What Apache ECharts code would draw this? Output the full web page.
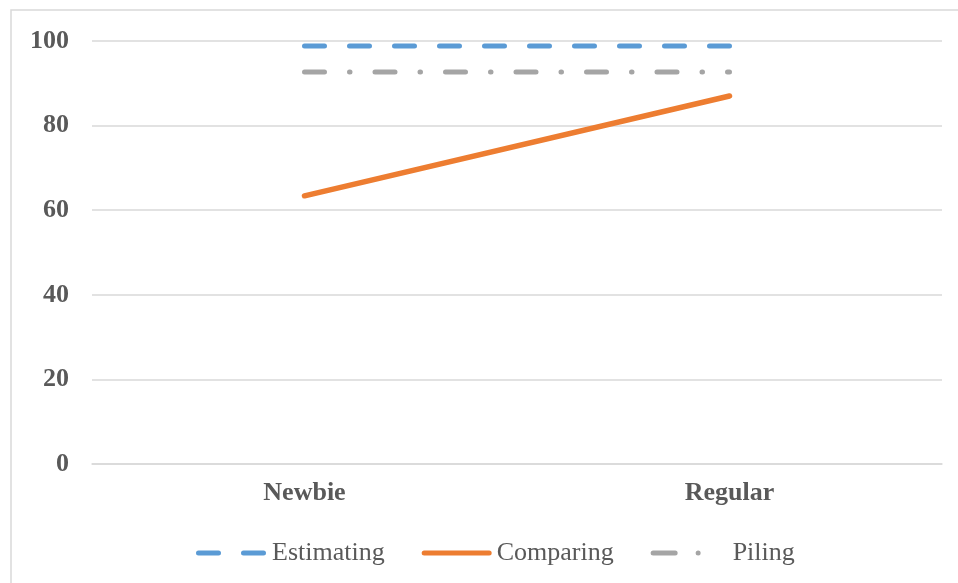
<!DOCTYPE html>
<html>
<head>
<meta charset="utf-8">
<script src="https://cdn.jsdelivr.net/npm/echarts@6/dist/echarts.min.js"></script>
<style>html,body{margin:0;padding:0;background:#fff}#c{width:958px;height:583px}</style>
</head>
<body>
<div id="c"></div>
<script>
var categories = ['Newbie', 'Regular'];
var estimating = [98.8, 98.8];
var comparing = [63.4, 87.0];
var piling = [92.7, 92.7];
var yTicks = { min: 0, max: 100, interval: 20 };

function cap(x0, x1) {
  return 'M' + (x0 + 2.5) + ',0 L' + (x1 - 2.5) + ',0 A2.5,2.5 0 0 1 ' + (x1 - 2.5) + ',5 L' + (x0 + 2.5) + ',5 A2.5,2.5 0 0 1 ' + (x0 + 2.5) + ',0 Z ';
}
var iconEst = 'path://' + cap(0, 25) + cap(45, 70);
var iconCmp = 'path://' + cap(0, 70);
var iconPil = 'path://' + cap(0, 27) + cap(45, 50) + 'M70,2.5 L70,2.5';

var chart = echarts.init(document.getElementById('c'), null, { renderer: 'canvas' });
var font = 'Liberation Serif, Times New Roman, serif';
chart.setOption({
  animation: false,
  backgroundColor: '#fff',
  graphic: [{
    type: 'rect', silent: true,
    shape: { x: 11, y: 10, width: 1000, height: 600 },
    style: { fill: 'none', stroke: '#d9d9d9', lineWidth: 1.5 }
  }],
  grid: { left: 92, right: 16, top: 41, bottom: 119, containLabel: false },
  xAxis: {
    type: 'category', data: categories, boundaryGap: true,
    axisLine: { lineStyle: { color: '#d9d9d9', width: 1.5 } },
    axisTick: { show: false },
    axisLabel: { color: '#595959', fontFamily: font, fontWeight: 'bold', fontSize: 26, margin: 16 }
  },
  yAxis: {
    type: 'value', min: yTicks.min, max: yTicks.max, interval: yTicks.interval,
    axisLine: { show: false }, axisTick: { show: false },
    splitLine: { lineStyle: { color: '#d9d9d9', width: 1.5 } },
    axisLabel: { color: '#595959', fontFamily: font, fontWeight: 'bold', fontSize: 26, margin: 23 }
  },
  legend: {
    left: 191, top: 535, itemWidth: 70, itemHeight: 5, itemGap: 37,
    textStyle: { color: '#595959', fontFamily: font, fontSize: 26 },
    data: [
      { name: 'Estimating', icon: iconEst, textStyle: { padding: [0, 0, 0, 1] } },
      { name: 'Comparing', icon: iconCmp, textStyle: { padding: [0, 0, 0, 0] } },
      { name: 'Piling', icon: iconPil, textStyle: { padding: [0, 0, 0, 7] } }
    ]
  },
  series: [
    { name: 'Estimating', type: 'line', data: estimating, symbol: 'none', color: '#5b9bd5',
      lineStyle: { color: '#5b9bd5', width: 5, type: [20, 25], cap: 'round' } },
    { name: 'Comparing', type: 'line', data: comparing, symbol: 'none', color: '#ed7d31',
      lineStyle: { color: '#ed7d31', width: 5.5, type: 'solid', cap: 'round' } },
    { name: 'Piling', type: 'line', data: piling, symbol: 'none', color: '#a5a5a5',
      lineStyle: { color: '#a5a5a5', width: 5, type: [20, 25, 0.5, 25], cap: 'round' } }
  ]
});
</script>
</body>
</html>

Requirements — Skip the pictures and restate exactly the lines from the beginning of the listing to the line with "var iconPil = 'path://'", that line included.

Completed exercise —
What Apache ECharts code would draw this? Output the full web page.
<!DOCTYPE html>
<html>
<head>
<meta charset="utf-8">
<script src="https://cdn.jsdelivr.net/npm/echarts@6/dist/echarts.min.js"></script>
<style>html,body{margin:0;padding:0;background:#fff}#c{width:958px;height:583px}</style>
</head>
<body>
<div id="c"></div>
<script>
var categories = ['Newbie', 'Regular'];
var estimating = [98.8, 98.8];
var comparing = [63.4, 87.0];
var piling = [92.7, 92.7];
var yTicks = { min: 0, max: 100, interval: 20 };

function cap(x0, x1) {
  return 'M' + (x0 + 2.5) + ',0 L' + (x1 - 2.5) + ',0 A2.5,2.5 0 0 1 ' + (x1 - 2.5) + ',5 L' + (x0 + 2.5) + ',5 A2.5,2.5 0 0 1 ' + (x0 + 2.5) + ',0 Z ';
}
var iconEst = 'path://' + cap(0, 25) + cap(45, 70);
var iconCmp = 'path://' + cap(0, 70);
var iconPil = 'path://' + cap(0, 27) + cap(45, 50) + 'M70,2.5 L70,2.5';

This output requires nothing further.